Sebreñu (Ribadesella),

Patricia MARTÍNEZ

El palacio de Sebreñu se vende, tal y como se puede leer en un gran cartel rojo que cuelga entre dos árboles a la entrada. Ahora bien, el precio es un secreto sólo desvelado a los interesados en comprarlo, ya que sus propietarios residen en México y facilitan en el mismo letrero una dirección de correo electrónico a la que dirigirse.

La edificación, construida en 1756, fue adquirida en 1948 por Manuel Junco, un riosellano de Tezangos que con 17 años emigró a México.

Allí logró hacer una gran fortuna con una empresa cuyo lema, muy publicitado, decía «Las tela de Junco visten a México». Fue una persona muy respetada y admirada en la zona y falleció, de forma repentina, hacia 1965 en el país azteca. El palacio pasó entonces a manos de sus herederos y la docena de nietos y bisnietos que lo poseen en la actualidad decidieron, hace escasos ocho días, anunciar su venta.

En realidad fue Acracio Álvarez Álvarez quien colocó el cartel, visible desde la carretera de El Carmen. Natural de Sebreñu, él ha sido empleado y casero del palacio desde 1955, cuando apenas tenía 16 años. «Tengo mucho cariño a esto y claro que me da pena, me crié aquí» explica cuando se le pregunta por la posible venta. En el palacio pasó su infancia, adolescencia y toda su vida adulta, salvo los 18 años que vivió en la vecina localidad de Llovio, donde se casó, antes de llevarse a su familia a la casona.

Acracio Álvarez era uno de los dos trabajadores fijos que Manuel Junco empleaba en el palacio. «Teníamos vacas, una pareja de bueyes, un caballo y cultivábamos la tierra», recuerda el casero, quien todavía se hace cargo del mantenimiento y trabaja en la huerta. En las épocas de más faena, cuando había hierba o recolección de la cosecha, el palacio contrataba otros dos o más obreros de refuerzo.

Pero no se acababa ahí la plantilla, ya que cuando la familia Junco se desplazaba a Sebreñu desde México, se añadían hasta cuatro y cinco criadas, cocinera y chófer.

El palacio fue, como rememora el historiador local Luis Sierra, «una de las casas solares de los Junco, de donde salieron varones muy reconocidos como fue don Pedro de Junco y otros, y el destino -con el dinero- quiso que volviera a los Junco al comprarlo don Manuel a los entonces dueños, la familia Piñán». Enamorado de su lugar de origen y siempre añorándolo, Manuel Junco lo disfrutaba todas las primaveras y, en los últimos años, también durante los otoños. Compartía su tiempo con sus familiares de Sebreñu y amigos de la infancia y Sierra le describe como «un hombre generoso, que regaló tierras para que algunos amigos edificaran su casa, ayudó a sus familiares» y colaboraba con el pueblo en la celebración de la fiesta de San José.

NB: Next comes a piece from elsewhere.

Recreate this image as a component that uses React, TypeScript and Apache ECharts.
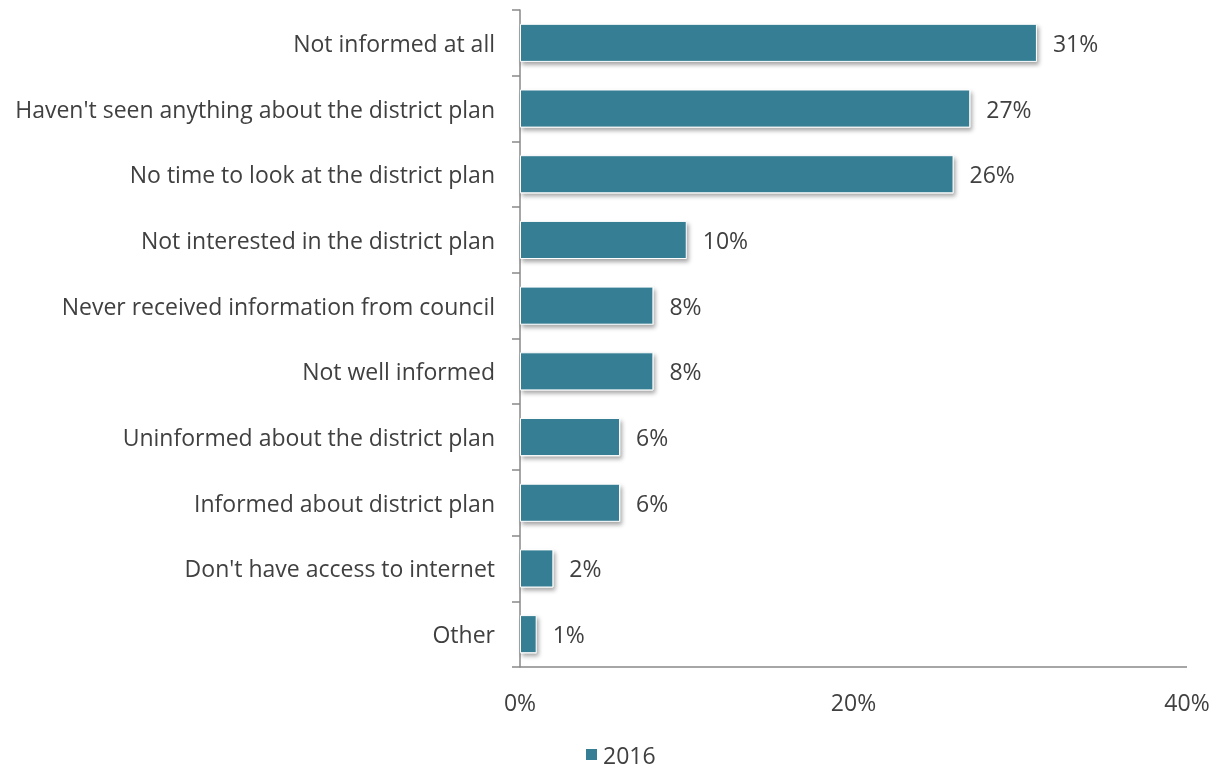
import React, { useEffect, useRef } from "react";
import * as echarts from "echarts";

const categories = [
  "Not informed at all",
  "Haven't seen anything about the district plan",
  "No time to look at the district plan",
  "Not interested in the district plan",
  "Never received information from council",
  "Not well informed",
  "Uninformed about the district plan",
  "Informed about district plan",
  "Don't have access to internet",
  "Other",
];
const values2016 = [31, 27, 26, 10, 8, 8, 6, 6, 2, 1];
const seriesName = "2016";
const xTicks = [0, 20, 40];

const FONT = "'Open Sans', sans-serif";
const TEXT = "#404040";
const FS = 23;

export default function App() {
  const ref = useRef<HTMLDivElement>(null);
  useEffect(() => {
    if (!ref.current) return;
    const chart = echarts.init(ref.current, undefined, { renderer: "svg" });
    chart.setOption({
      animation: false,
      textStyle: { fontFamily: FONT, color: TEXT },
      grid: { left: 520, right: 32, top: 10, bottom: 102, containLabel: false },
      legend: {
        data: [seriesName],
        left: 584,
        top: 743,
        padding: 0,
        icon: "rect",
        itemWidth: 13,
        itemHeight: 13,
        itemGap: 6,
        textStyle: { fontFamily: FONT, fontSize: FS, color: TEXT },
      },
      xAxis: {
        type: "value",
        min: xTicks[0],
        max: xTicks[xTicks.length - 1],
        interval: 20,
        axisLine: { show: false },
        axisTick: { show: false },
        splitLine: { show: false },
        axisLabel: {
          formatter: (v: number) => v + "%",
          fontFamily: FONT,
          fontSize: FS,
          color: TEXT,
          margin: 23,
        },
      },
      yAxis: {
        type: "category",
        data: categories,
        inverse: true,
        axisLine: { show: true, lineStyle: { color: "#888888", width: 1.5 } },
        axisTick: { show: true, length: 8, lineStyle: { color: "#888888", width: 1.5 } },
        axisLabel: { fontFamily: FONT, fontSize: FS, color: TEXT, margin: 25 },
      },
      series: [
        {
          name: seriesName,
          type: "bar",
          data: values2016,
          barCategoryGap: "42%",
          itemStyle: {
            color: "#367E93",
            borderColor: "#ffffff",
            borderWidth: 1,
            shadowColor: "rgba(0,0,0,0.35)",
            shadowBlur: 4,
            shadowOffsetX: 2,
            shadowOffsetY: 3,
          },
          label: {
            show: true,
            position: "right",
            distance: 16,
            formatter: (p: any) => p.value + "%",
            fontFamily: FONT,
            fontSize: FS,
            color: TEXT,
          },
        },
        {
          type: "line",
          silent: true,
          data: [],
          markLine: {
            silent: true,
            symbol: "none",
            label: { show: false },
            lineStyle: { color: "#888888", width: 1.5, type: "solid" },
            data: [[{ coord: [0, categories.length - 1], y: 667 }, { coord: [40, categories.length - 1], y: 667 }]],
          },
        },
      ],
    });
    return () => chart.dispose();
  }, []);
  return <div ref={ref} style={{ position: "fixed", left: 0, top: 0, width: 1219, height: 769 }} />;
}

Con el tiempo todo ha cambiado y las prioridades, el valor y el precio ya no son los mismos. El último pasó de las 850.000 pesetas que pagó Manuel Junco a los Piñán, a los 3.500 millones de pesetas que llegaron a ofrecerles cuando la rubia aún era la moneda española y alcanzará la desconocida cantidad de euros que se pagarán por el complejo palaciego en la actualidad.

El cartel lleva muy poco tiempo colgado y ya ha habido algunos interesados en hacerse con esta joya cultural y arquitectónica de Sebreñu, reformada en la década de los setenta pero quizás necesitada de una nueva reparación. Al edificio del palacio, hermoso por donde se lo mire y al que en una ocasión le calcularon unas veinte habitaciones de hotel, lo acompañan un hórreo, una capilla, una segunda casa, un pozo y otras dependencias, todo rodeado por más de trece hectáreas de terreno.

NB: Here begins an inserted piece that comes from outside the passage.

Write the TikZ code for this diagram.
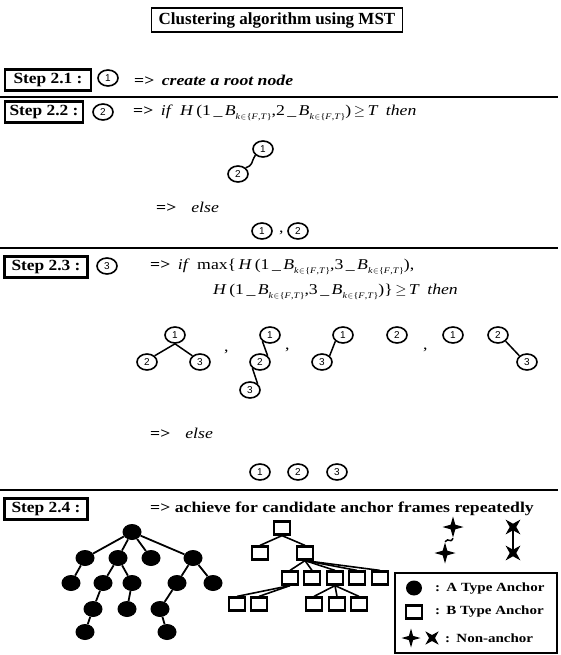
\documentclass[tikz,border=0pt]{standalone}
\usepackage{fontspec}
\setmainfont{Liberation Serif}
\setsansfont{Liberation Sans}
\usetikzlibrary{shapes.geometric}

% widened type, as in the printed figure
\newcommand{\wide}{\addfontfeature{FakeStretch=1.18}}
% B with its k in {F,T} subscript
\newcommand{\Bkft}{\textit{B}\raisebox{-0.6ex}{\fontsize{8.5}{9}\selectfont\textit{k}\kern0.4pt$\in$\kern0.4pt\{\textit{F}\kern0.3pt,\textit{T}\}}}

\begin{document}
\begin{tikzpicture}[x=1pt,y=-1pt,
  titlebox/.style={draw, line width=1.6pt, inner xsep=7pt, minimum height=24pt,
    font=\fontsize{17}{19}\selectfont\bfseries},
  stepbox/.style={draw, line width=2.3pt, minimum height=21pt, minimum width=83pt, inner xsep=3pt,
    font=\fontsize{15.5}{17}\selectfont\bfseries\addfontfeature{FakeStretch=1.12}},
  cnum/.style={ellipse, draw, line width=1.6pt, minimum width=20pt, minimum height=16pt,
    inner sep=0pt, font=\sffamily\fontsize{10}{10}\selectfont},
  say/.style={anchor=west, inner sep=0pt, font=\fontsize{15}{17}\selectfont\wide},
  sep/.style={line width=1.7pt},
  link/.style={line width=1.5pt},
  anchA/.style={ellipse, fill=black, minimum width=19pt, minimum height=16pt, inner sep=0pt},
  anchB/.style={rectangle, draw, line width=2.2pt, minimum width=16pt, minimum height=13pt, inner sep=0pt},
  nonA/.style={star, star points=4, star point ratio=3.2, fill=black, minimum size=21pt, inner sep=0pt},
  nonX/.style={nonA, shape border rotate=45},
  legtext/.style={anchor=west, inner sep=0pt, font=\fontsize{12.5}{14}\selectfont\bfseries\addfontfeature{FakeStretch=1.2}}
]
\useasboundingbox (0,0) rectangle (560,655);

% heading
\node[titlebox] (title) at (277,20) {Clustering algorithm using MST};

% separating rules
\coordinate (l1a) at (0,97);  \coordinate (l1b) at (558,97);
\coordinate (l2a) at (0,248); \coordinate (l2b) at (558,248);
\coordinate (l3a) at (0,490); \coordinate (l3b) at (558,490);
\draw[sep] (l1a) -- (l1b);
\draw[sep] (l2a) -- (l2b);
\draw[sep] (l3a) -- (l3b);

% ---- Step 2.1
\node[stepbox, minimum width=86pt] (s21) at (48,80) {Step 2.1 :};
\node[cnum] (r1) at (108,78) {1};
\node[say] (t21) at (134,80) {\bfseries=>\enspace\textit{create a root node}};

% ---- Step 2.2
\node[stepbox, minimum width=78pt] (s22) at (44,112) {Step 2.2 :};
\node[cnum] (r2) at (103,112) {2};
\node[say] (t22) at (133,113) {\bfseries=>\enspace\mdseries\textit{if}\enspace
  \textit{H}\,(1\,\_\,\Bkft,2\,\_\,\Bkft)\,$\geq$\,\textit{T}\enspace\textit{then}};
\node[cnum] (p1) at (263,149) {1};
\node[cnum] (p2) at (238,174) {2};
\draw[link] (p1.south west) .. controls +(-5,8) and +(8,-3) .. (p2.north east);
\node[say] (e22) at (156,207) {\bfseries=>\quad\mdseries\textit{else}};
\node[cnum] (q1) at (262,231) {1};
\node[say] (qc) at (279,233) {,};
\node[cnum] (q2) at (298,231) {2};

% ---- Step 2.3
\node[stepbox] (s23) at (46,267) {Step 2.3 :};
\node[cnum] (r3) at (107,266) {3};
\node[say] (t23a) at (150,267) {\bfseries=>\enspace\mdseries\textit{if}\enspace max\{\,\textit{H}\,(1\,\_\,\Bkft,3\,\_\,\Bkft),};
\node[say] (t23b) at (213,292) {\textit{H}\,(1\,\_\,\Bkft,3\,\_\,\Bkft)\}\,$\geq$\,\textit{T}\enspace\textit{then}};

\node[cnum] (u1) at (175,335) {1};
\node[cnum] (u2) at (147,362) {2};
\node[cnum] (u3) at (200,362) {3};
\draw[link] (u1.south) -- (u2.north east);
\draw[link] (u1.south) -- (u3.north west);
\node[say] (uc) at (224,352) {,};

\node[cnum] (v1) at (270,335) {1};
\node[cnum] (v2) at (260,362) {2};
\node[cnum] (v3) at (250,390) {3};
\draw[link] (v1.south west) -- (v2.north east);
\draw[link] (v2.south west) -- (v3.north east);
\node[say] (vc) at (285,350) {,};

\node[cnum] (w1) at (343,335) {1};
\node[cnum] (w3) at (322,362) {3};
\node[cnum] (w2) at (397,335) {2};
\draw[link] (w1.south west) -- (w3.north east);
\node[say] (wc) at (423,350) {,};

\node[cnum] (x1) at (453,335) {1};
\node[cnum] (x2) at (498,335) {2};
\node[cnum] (x3) at (527,362) {3};
\draw[link] (x2.south east) -- (x3.north west);

\node[say] (e23) at (150,433) {\bfseries=>\quad\mdseries\textit{else}};
\node[cnum] (y1) at (260,472) {1};
\node[cnum] (y2) at (298,472) {2};
\node[cnum] (y3) at (337,472) {3};

% ---- Step 2.4
\node[stepbox] (s24) at (46,509) {Step 2.4 :};
\node[say] (t24) at (150,509) {\bfseries=> achieve for candidate anchor frames repeatedly};

% tree of A type anchors
\node[anchA] (a0) at (132,532) {};
\node[anchA] (a1) at (85,558) {};
\node[anchA] (a2) at (118,558) {};
\node[anchA] (a3) at (151,558) {};
\node[anchA] (a4) at (193,558) {};
\node[anchA] (a5) at (71,583) {};
\node[anchA] (a6) at (103,583) {};
\node[anchA] (a7) at (132,583) {};
\node[anchA] (a8) at (177,583) {};
\node[anchA] (a9) at (213,583) {};
\node[anchA] (a10) at (93,609) {};
\node[anchA] (a11) at (127,609) {};
\node[anchA] (a12) at (160,609) {};
\node[anchA] (a13) at (85,632) {};
\node[anchA] (a14) at (167,632) {};
\foreach \p/\c in {a0/a1,a0/a2,a0/a3,a0/a4,a1/a5,a2/a6,a2/a7,a4/a8,a4/a9,
                   a6/a10,a10/a13,a7/a11,a8/a12,a12/a14}
  \draw[link, line width=1.8pt] (\p) -- (\c);

% tree of B type anchors
\node[anchB] (b0) at (282,528) {};
\node[anchB] (b1) at (260,553) {};
\node[anchB] (b2) at (305,553) {};
\node[anchB] (b3) at (290,578) {};
\node[anchB] (b4) at (312,578) {};
\node[anchB] (b5) at (335,578) {};
\node[anchB] (b6) at (357,578) {};
\node[anchB] (b7) at (380,578) {};
\node[anchB] (b8) at (237,604) {};
\node[anchB] (b9) at (259,604) {};
\node[anchB] (b10) at (314,604) {};
\node[anchB] (b11) at (337,604) {};
\node[anchB] (b12) at (359,604) {};
\foreach \p/\c in {b0/b1,b0/b2,b2/b3,b2/b4,b2/b5,b2/b6,b2/b7,b3/b8,b3/b9,b5/b10,b5/b11,b5/b12}
  \draw[link, line width=1.6pt] (\p.south) -- (\c.north);

% non-anchor pairs
\node[nonA] (n1) at (453,527) {};
\node[nonA] (n2) at (445,553) {};
\draw[link] (n1.south) .. controls +(-3,6) and +(4,-5) .. (n2.north);
\node[nonX] (m1) at (513,527) {};
\node[nonX] (m2) at (513,553) {};
\draw[link] (m1.center) -- (m2.center);

% legend
\coordinate (lg1) at (395,573);
\coordinate (lg2) at (557,653);
\draw[line width=1.8pt] (lg1) rectangle (lg2);
\node[anchA, minimum width=16pt, minimum height=15pt] (ka) at (414,588) {};
\node[legtext] (kat) at (435,589) {:\enspace A Type Anchor};
\node[anchB] (kb) at (414,612) {};
\node[legtext] (kbt) at (435,612) {:\enspace B Type Anchor};
\node[nonA, minimum size=19pt] (kn) at (411,638) {};
\node[nonX, minimum size=19pt] (kx) at (432,638) {};
\node[legtext] (knt) at (445,638) {:\enspace Non-anchor};
\end{tikzpicture}
\end{document}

Una de las fincas llega incluso al Alimerka de Los Porqueros y en otra, la que está junto al palacio, los vecinos de Sebreñu celebran cada año la fiesta de San José. Manuel Junco la cedía para este fin, así como la capilla para la misa, en el mismo entorno.

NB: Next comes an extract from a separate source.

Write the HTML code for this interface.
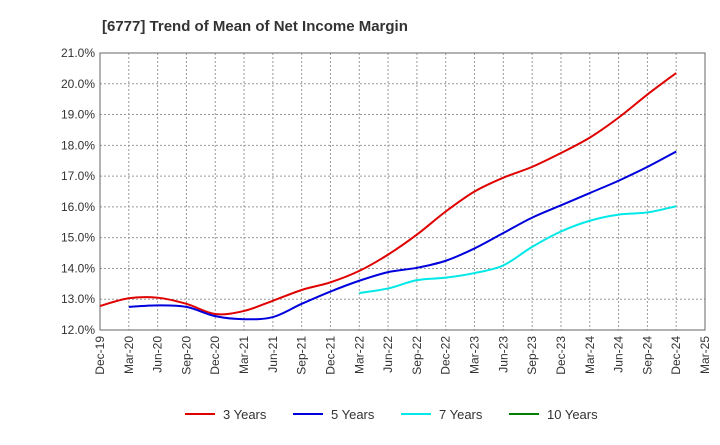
<!DOCTYPE html>
<html><head><meta charset="utf-8"><style>
body{margin:0;background:#fff;font-family:"Liberation Sans",sans-serif}
</style></head><body>
<svg id="c" width="720" height="440" xmlns="http://www.w3.org/2000/svg">
<text x="102" y="31" font-size="15" font-weight="bold" fill="#333">[6777]  Trend of Mean of Net Income Margin</text>
<g id="grid"></g><g id="axes"></g><g id="series"></g><g id="legend"></g>
</svg>
<script>
const categories=["Dec-19","Mar-20","Jun-20","Sep-20","Dec-20","Mar-21","Jun-21","Sep-21","Dec-21","Mar-22","Jun-22","Sep-22","Dec-22","Mar-23","Jun-23","Sep-23","Dec-23","Mar-24","Jun-24","Sep-24","Dec-24","Mar-25"];
const yTicks=[12,13,14,15,16,17,18,19,20,21];
const s3=[12.78,13.03,13.05,12.85,12.52,12.62,12.95,13.3,13.55,13.92,14.45,15.1,15.85,16.5,16.95,17.3,17.75,18.25,18.9,19.65,20.35];
const s5=[null,12.75,12.8,12.75,12.45,12.35,12.42,12.85,13.25,13.6,13.88,14.02,14.25,14.65,15.15,15.65,16.05,16.45,16.85,17.3,17.8];
const s7=[null,null,null,null,null,null,null,null,null,13.2,13.35,13.62,13.7,13.85,14.1,14.7,15.2,15.55,15.75,15.82,16.02];
const s10=[];
const seriesNames=["3 Years","5 Years","7 Years","10 Years"];
const colors=["#e00000","#0000dd","#00e8e8","#008000"];
const NS="http://www.w3.org/2000/svg";
const L=100,R=705,T=53,B=330;
const x=i=>L+(R-L)*i/(categories.length-1);
const y=v=>B-(B-T)*(v-12)/9;
function mk(t,a,p){const e=document.createElementNS(NS,t);for(const k in a)e.setAttribute(k,a[k]);p.appendChild(e);return e;}
const g=document.getElementById('grid'),ax=document.getElementById('axes'),se=document.getElementById('series'),lg=document.getElementById('legend');
yTicks.forEach(v=>{
 const l=mk('line',{x1:L,x2:R,y1:y(v),y2:y(v),stroke:'#999','stroke-dasharray':'2,2','stroke-width':1},g);
 
 
 const t=mk('text',{x:L-5,y:y(v)+4,'text-anchor':'end','font-size':12,fill:'#333'},ax);
 t.textContent=v.toFixed(1)+'%';
 
 
});
categories.forEach((c,i)=>{
 const l=mk('line',{x1:x(i),x2:x(i),y1:T,y2:B,stroke:'#999','stroke-dasharray':'2,2','stroke-width':1},g);
 
 
 const t=mk('text',{x:0,y:0,'text-anchor':'end','font-size':12,fill:'#333',transform:`translate(${x(i)+4},${B+6}) rotate(-90)`},ax);
 t.textContent=c;
 
 
});
const fr=mk('rect',{x:L,y:T,width:R-L,height:B-T,fill:'none',stroke:'#666'},ax);


function path(arr){
 const p=[];arr.forEach((v,i)=>{if(v!=null)p.push([x(i),y(v)]);});
 if(p.length<2)return '';
 let d=`M${p[0][0]},${p[0][1]}`;
 for(let i=0;i<p.length-1;i++){
  const p0=p[i-1]||p[i],p1=p[i],p2=p[i+1],p3=p[i+2]||p2;
  d+=` C${p1[0]+(p2[0]-p0[0])/6},${p1[1]+(p2[1]-p0[1])/6} ${p2[0]-(p3[0]-p1[0])/6},${p2[1]-(p3[1]-p1[1])/6} ${p2[0]},${p2[1]}`;
 }
 return d;
}
[s3,s5,s7,s10].forEach((s,k)=>{
 const d=path(s);if(!d)return;
 const e=mk('path',{d:d,fill:'none',stroke:colors[k],'stroke-width':2},se);
 
 
});
const lx=[185,293,401,509];
seriesNames.forEach((n,k)=>{
 const gg=mk('g',{},lg);
 
 
 mk('line',{x1:lx[k],x2:lx[k]+30,y1:414,y2:414,stroke:colors[k],'stroke-width':2},gg);
 const t=mk('text',{x:lx[k]+38,y:419,'font-size':13,fill:'#333'},gg);
 t.textContent=n;
});
</script>
</body></html>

Luis Sierra era de los que creía en la continuidad de los Junco con el palacio, por eso su sorpresa fue mayor y espera «que los nuevos propietarios, si es que llegan, sigan con la consideración para los vecinos del pueblo de Sebreño a la que don Manuel los tenía acostumbrados: prado para la fiesta, capilla para la misa y buena vecindad».